United Imaging’s 9M24 revenue declined by 6.4% YoY to RMB6,954mn, with 3Q24 revenue down by 25.0% YoY to RMB1.6bn. This downturn was primarily due to a challenging domestic market environment, marked by stringent industry regulations and delays in equipment renewal projects. Attributable net profit in 9M24 decreased by 36.9% YoY to RMB671mn, with net profit margin falling by 4.7 ppts. Despite these near-term challenges, United Imaging maintained its R&D expenditures and actively pursued expansion in international markets, which impacted profitability in the third quarter. Looking forward, as the implementation of equipment renewal projects has gradually picked up pace, United Imaging's revenue and net profit margins are expected to significantly improve in 2025E, in our view.
Robust overseas growth momentum. In 9M24, United Imaging’s overseas revenue grew 36.5% YoY to RMB1,404mn, accounting for 20.2% (+6.35 ppts) of total revenue.
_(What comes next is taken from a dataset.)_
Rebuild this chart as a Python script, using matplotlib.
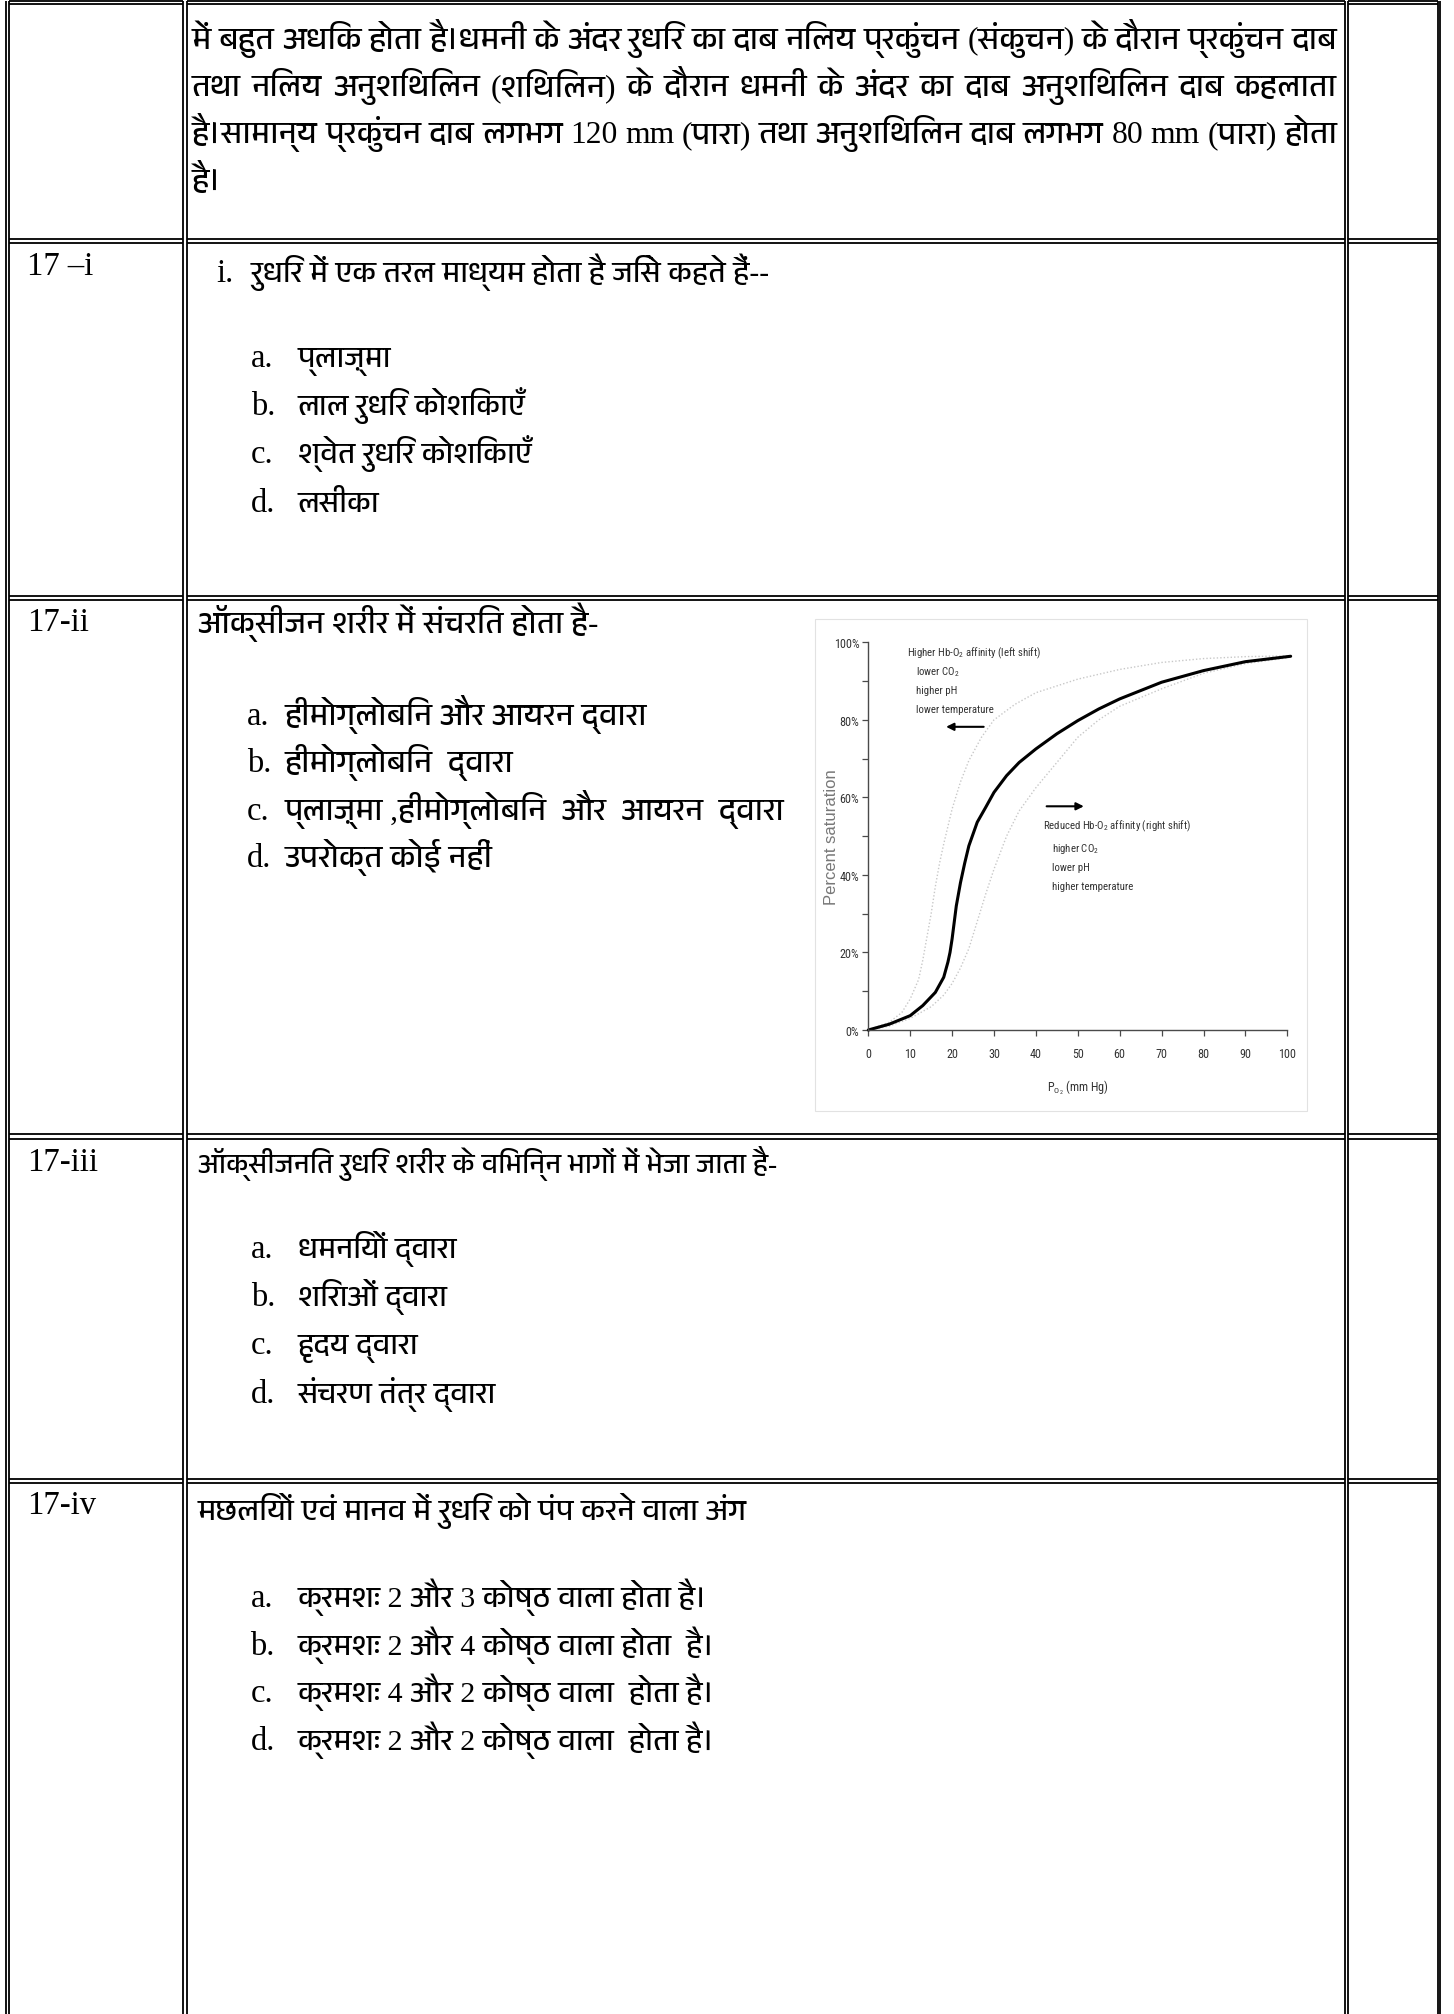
import logging
import warnings
import matplotlib
matplotlib.use("Agg")
import matplotlib.pyplot as plt
from matplotlib import font_manager
from matplotlib.font_manager import FontProperties
from matplotlib.ft2font import FT2Font
from matplotlib.patches import Rectangle

warnings.filterwarnings("ignore")
logging.getLogger("matplotlib.font_manager").setLevel(logging.ERROR)

# ---------------- chart data ----------------
po2_main = [0, 5, 10, 13, 16, 18, 19, 19.5, 20, 21, 22, 23, 24, 26, 28, 30, 33, 36, 40, 45, 50, 55, 60, 70, 80, 90, 100.8]
sat_main = [0, 1.5, 3.7, 6.3, 9.7, 13.6, 17.5, 20, 23.5, 32, 38, 43, 47.5, 53.6, 57.4, 61.3, 65.6, 69, 72.5, 76.4, 79.8, 82.8, 85.4, 89.7, 92.7, 95, 96.4]

po2_left = [0, 5, 8, 10, 12, 13, 14, 15, 16, 17, 18, 20, 22, 24, 27, 30, 35, 40, 50, 60, 70, 80, 90, 100]
sat_left = [0, 2, 4.5, 8, 13, 18, 24, 30, 37, 43, 48, 57, 64, 69.5, 75.5, 80, 84, 87, 90.5, 93, 94.8, 95.8, 96.3, 96.5]

po2_right = [0, 5, 10, 15, 18, 20, 22, 24, 26, 28, 30, 33, 36, 40, 45, 50, 55, 60, 70, 80, 90, 100]
sat_right = [0, 1, 3, 6, 9, 12, 16, 21, 28, 35, 41.5, 50, 56.5, 62.5, 69, 75.5, 80, 83.5, 88, 92, 94.5, 96]

x_ticks = [0, 10, 20, 30, 40, 50, 60, 70, 80, 90, 100]
y_ticks = [0, 20, 40, 60, 80, 100]
y_minor = [10, 30, 50, 70, 90]
y_ticklabels = ["0%", "20%", "40%", "60%", "80%", "100%"]

left_note = ["Higher Hb-O$_2$ affinity (left shift)", "lower CO$_2$", "higher pH", "lower temperature"]
right_note = ["Reduced Hb-O$_2$ affinity (right shift)", "higher CO$_2$", "lower pH", "higher temperature"]
left_note_y = [97.4, 92.7, 87.8, 82.8]
right_note_y = [52.7, 46.9, 42.0, 37.2]
arrow_left = (28.2, 17.9, 78.2)
arrow_right = (41.9, 52.1, 57.7)

# ---------------- page text ----------------
row1_lines = [
    "में बहुत अधिक होता है।धमनी के अंदर रुधिर का दाब निलय प्रकुंचन (संकुचन) के दौरान प्रकुंचन दाब",
    "तथा निलय अनुशिथिलन (शिथिलन) के दौरान धमनी के अंदर का दाब अनुशिथिलन दाब कहलाता",
    "है।सामान्य प्रकुंचन दाब लगभग 120 mm (पारा) तथा अनुशिथिलन दाब  लगभग 80 mm (पारा) होता",
    "है।",
]
row_labels = ["17 –i", "17-ii", "17-iii", "17-iv"]
letters = ["a.", "b.", "c.", "d."]
q17i = "रुधिर में एक तरल माध्यम होता है जिसे कहते हैं--"
opts17i = ["प्लाज़्मा", "लाल रुधिर कोशिकाएँ", "श्वेत रुधिर कोशिकाएँ", "लसीका"]
q17ii = "ऑक्सीजन शरीर में संचरित होता है-"
opts17ii = ["हीमोग्लोबिन और आयरन द्वारा", "हीमोग्लोबिन  द्वारा", "प्लाज़्मा ,हीमोग्लोबिन  और  आयरन  द्वारा", "उपरोक्त कोई नहीं"]
q17iii = "ऑक्सीजनित रुधिर शरीर के विभिन्न भागों में भेजा जाता है-"
opts17iii = ["धमनियों द्वारा", "शिराओं द्वारा", "हृदय द्वारा", "संचरण तंत्र द्वारा"]
q17iv = "मछलियों एवं मानव में रुधिर को पंप करने वाला अंग"
opts17iv = ["क्रमशः 2 और 3 कोष्ठ वाला होता है।", "क्रमशः 2 और 4 कोष्ठ वाला होता  है।",
            "क्रमशः 4 और 2 कोष्ठ वाला  होता है।", "क्रमशः 2 और 2 कोष्ठ वाला  होता है।"]

# ---------------- fonts ----------------
ttf = font_manager.fontManager.ttflist
names = {f.name for f in ttf}
deva_candidates = []
for f in ttf:
    if "CJK" in f.name:
        continue
    try:
        if 0x0915 in FT2Font(f.fname).get_charmap():
            deva_candidates.append(f.name)
    except Exception:
        pass
deva_font = None
for c in deva_candidates:
    if "Devanagari" in c or "Lohit" in c:
        deva_font = c
        break
if deva_font is None and deva_candidates:
    deva_font = deva_candidates[0]

serif = "Liberation Serif" if "Liberation Serif" in names else "DejaVu Serif"
plain = "Liberation Sans" if "Liberation Sans" in names else "DejaVu Sans"
deva_family = [serif] + ([deva_font] if deva_font else []) + ["DejaVu Sans"]


def regular(f):
    return f.style == "normal" and str(f.weight).lower() in ("400", "normal", "regular", "book")


# narrow sans for the chart (the picture uses an Arial Narrow look)
cond_path = None
for pname in ["Liberation Sans Narrow", "Roboto Condensed", "Open Sans Condensed", "DejaVu Sans"]:
    for f in ttf:
        if f.name == pname and regular(f) and (pname != "DejaVu Sans" or f.stretch == "condensed"):
            cond_path = f.fname
            break
    if cond_path:
        break


def narrow_fp(size):
    if cond_path:
        return FontProperties(fname=cond_path, size=size)
    return FontProperties(family=plain, size=size)


plt.rcParams["mathtext.default"] = "regular"

W, H = 1454, 2015
fig = plt.figure(figsize=(W / 100, H / 100), dpi=100)
fig.patch.set_facecolor("white")
page = fig.add_axes([0, 0, 1, 1])
page.set_xlim(0, W)
page.set_ylim(H, 0)
page.axis("off")
renderer = fig.canvas.get_renderer()


def measure(s, **kw):
    t = page.text(0, 0, s, **kw)
    w = t.get_window_extent(renderer).width
    t.remove()
    return w


def fit(sample, target, base=22, lo=16, hi=27):
    w = measure(sample, fontsize=base, family=deva_family)
    if w <= 0:
        return base
    return max(lo, min(hi, base * target / w))


def fit_narrow(sample, target, base=9, lo=5, hi=12):
    w = measure(sample, fontproperties=narrow_fp(base))
    if w <= 0:
        return base
    return max(lo, min(hi, base * target / w))


# ---------------- table rules (double lines) ----------------
v_pairs = [(5.7, 9.3), (182.7, 186.7), (1345.0, 1348.3), (1437.7, 1440.3)]
h_pairs = [(1.5, 5.0), (239.5, 243.5), (597.0, 601.0), (1135.0, 1139.5), (1479.5, 1483.5)]
for a, b in v_pairs:
    page.vlines([a, b], 1.5, H, color="black", lw=1.3)
cells = [(v_pairs[i][1], v_pairs[i + 1][0]) for i in range(3)]
for a, b in h_pairs:
    for x0, x1 in cells:
        page.hlines([a, b], x0, x1, color="black", lw=1.3)

# ---------------- row 1: justified paragraph ----------------
x0, x1 = 192, 1337
base = 22
widest = max(sum(measure(w, fontsize=base, family=deva_family) for w in ln.split()) + 7 * (len(ln.split()) - 1)
             for ln in row1_lines[:3])
s_row1 = max(16, min(27, base * (x1 - x0) / widest))
row1_y = [49, 96, 143, 190]
for i, ln in enumerate(row1_lines):
    words = ln.split()
    if i == len(row1_lines) - 1 or len(words) < 2:
        page.text(x0, row1_y[i], ln, fontsize=s_row1, family=deva_family, va="baseline")
        continue
    widths = [measure(w, fontsize=s_row1, family=deva_family) for w in words]
    gap = (x1 - x0 - sum(widths)) / (len(words) - 1)
    x = x0
    for w, wd in zip(words, widths):
        page.text(x, row1_y[i], w, fontsize=s_row1, family=deva_family, va="baseline")
        x += wd + gap

# ---------------- rows 17-i .. 17-iv ----------------
label_y = [275, 631, 1171, 1514]
for lab, y in zip(row_labels, label_y):
    page.text(27, y, lab, fontsize=23.5, family=serif, va="baseline")

s_i = fit(opts17i[1], 229)
page.text(216.7, 282, "i.", fontsize=23.5, family=serif, va="baseline")
page.text(251.7, 282, q17i, fontsize=s_i, family=deva_family, va="baseline")
for k, (lt, op) in enumerate(zip(letters, opts17i)):
    y = 367 + 48.2 * k
    page.text(250.7, y, lt, fontsize=23.5, family=serif, va="baseline")
    page.text(298, y, op, fontsize=s_i, family=deva_family, va="baseline")

s_ii = fit(opts17ii[2], 500)
page.text(198, 633, q17ii, fontsize=s_ii, family=deva_family, va="baseline")
for k, (lt, op) in enumerate(zip(letters, opts17ii)):
    y = 725 + 47.3 * k
    page.text(247, y, lt, fontsize=23.5, family=serif, va="baseline")
    page.text(285, y, op, fontsize=s_ii, family=deva_family, va="baseline")

s_iii = fit(q17iii, 580)
page.text(198, 1173, q17iii, fontsize=s_iii, family=deva_family, va="baseline")
for k, (lt, op) in enumerate(zip(letters, opts17iii)):
    y = 1258 + 48.2 * k
    page.text(250.7, y, lt, fontsize=23.5, family=serif, va="baseline")
    page.text(298, y, op, fontsize=s_i, family=deva_family, va="baseline")

s_iv = fit(opts17iv[0], 411)
page.text(198, 1520, q17iv, fontsize=s_iv, family=deva_family, va="baseline")
for k, (lt, op) in enumerate(zip(letters, opts17iv)):
    y = 1607 + 47.7 * k
    page.text(250.5, y, lt, fontsize=23.5, family=serif, va="baseline")
    page.text(298, y, op, fontsize=s_iv, family=deva_family, va="baseline")

# ---------------- embedded oxygen dissociation chart ----------------
page.add_patch(Rectangle((815, 620), 492, 492, fill=False, ec="#e2e2e2", lw=0.8))

ax_l, ax_r, ax_t, ax_b = 868.3, 1287.3, 643.3, 1031.0
ax = fig.add_axes([ax_l / W, 1 - ax_b / H, (ax_r - ax_l) / W, (ax_b - ax_t) / H])
ax.patch.set_alpha(0)
ax.set_xlim(0, 100)
ax.set_ylim(0, 100)

ax.plot(po2_left, sat_left, color="#c8c8c8", lw=1.0, ls=(0, (1, 1.5)), clip_on=False)
ax.plot(po2_right, sat_right, color="#c8c8c8", lw=1.0, ls=(0, (1, 1.5)), clip_on=False)
ax.plot(po2_main, sat_main, color="black", lw=2.2, clip_on=False, solid_capstyle="round")

for s in ["top", "right"]:
    ax.spines[s].set_visible(False)
for s in ["left", "bottom"]:
    ax.spines[s].set_color("#4a4a4a")
    ax.spines[s].set_linewidth(1.0)

grow = 1.12
tick_size = fit_narrow("100%", 23, base=8, hi=10) * grow
ax.set_xticks(x_ticks)
ax.set_xticklabels([str(v) for v in x_ticks], fontproperties=narrow_fp(tick_size), color="#333333")
ax.set_yticks(y_ticks)
ax.set_yticks(y_minor, minor=True)
ax.set_yticklabels(y_ticklabels, fontproperties=narrow_fp(tick_size), color="#333333")
ax.tick_params(axis="y", which="both", direction="out", length=4.5, width=0.9, color="#4a4a4a", pad=2)
ax.tick_params(axis="x", which="both", direction="out", length=4, width=0.9, color="#4a4a4a", pad=8)

xl_size = fit_narrow("P$_{O_2}$ (mm Hg)", 55, base=9) * grow
ax.text(50, -14.7, "P$_{O_2}$ (mm Hg)", ha="center", va="center", fontproperties=narrow_fp(xl_size),
        color="#333333", clip_on=False)
yl_size = 9.5 * 140 / measure("Percent saturation", family=plain, fontsize=9.5)
yl_size = max(8, min(12, yl_size))
ax.text(-8.7, 50, "Percent saturation", rotation=90, ha="center", va="center", family=plain, fontsize=yl_size,
        color="#777777", clip_on=False)

note_size = fit_narrow(left_note[0], 120, base=9) * grow
for i, (t, y) in enumerate(zip(left_note, left_note_y)):
    ax.text(9.15 if i == 0 else 11.5, y, t, ha="left", va="center", fontproperties=narrow_fp(note_size),
            color="#333333")
for i, (t, y) in enumerate(zip(right_note, right_note_y)):
    ax.text(41.6 if i == 0 else 43.9, y, t, ha="left", va="center", fontproperties=narrow_fp(note_size),
            color="#333333")

ax.annotate("", xy=(arrow_left[1], arrow_left[2]), xytext=(arrow_left[0], arrow_left[2]),
            arrowprops=dict(arrowstyle="-|>", color="black", lw=1.5, mutation_scale=11))
ax.annotate("", xy=(arrow_right[1], arrow_right[2]), xytext=(arrow_right[0], arrow_right[2]),
            arrowprops=dict(arrowstyle="-|>", color="black", lw=1.5, mutation_scale=11))

fig.savefig("out.png", dpi=100, facecolor="white")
This accelerated growth continued into the third quarter, with revenues increasing by 51.7% YoY to RMB471mn. Strong performances were noted across North America, the Asia-Pacific region, and emerging markets. As United Imaging continues to enhance its overseas localization and service capabilities, we believe it is poised to strengthen its global competitiveness, better navigate geopolitical challenges, and sustain rapid growth internationally.
Strong growth in recurring revenue. In 9M24, revenue from maintenance services increased by 27.3% YoY to RMB967mn, accounting for 13.9% (+3.7 ppts) of the total revenue. With a global installed base now exceeding 31,000 units, United Imaging's service revenue contribution remains lower compared to global industry leaders like GE Healthcare (32.9% in 2023) and Philips (27.7% in 2023). However, with the expanding installed base and an enhanced global service network, we expect United Imaging’s recurring revenue to continue its rapid increase, offering resilience against industry fluctuations.
Medical equipment renewal projects set to materialize. Mgmt. has noted that medical equipment renewal projects began implementation in early October, with multiple procurement activities underway. Additionally, some previously delayed equipment procurements, halted due to policy uncertainties, have now restarted. These developments lay the foundation for a recovery in United Imaging’s domestic business in 4Q24 and 2025. However, due to stringent industry regulations, the procurement process has become more protracted. The installation and revenue recognition timelines for large equipment are also relatively long. Consequently, the positive impact of this procurement rebound is expected to be primarily reflected in 2025, in our view.
Maintain BUY. We expect hospital procurement to recover from 2025 and we are optimistic about the Company's long-term growth potential driven by the continued import substitution and strengthened global competitiveness. Therefore, we revise up the terminal growth rate forecast from 3.0% to 4.0%. Based on a 9-year DCF model, we adjust the target price to RMB162.81 (WACC: 8.3%, terminal growth rate: 4.0%).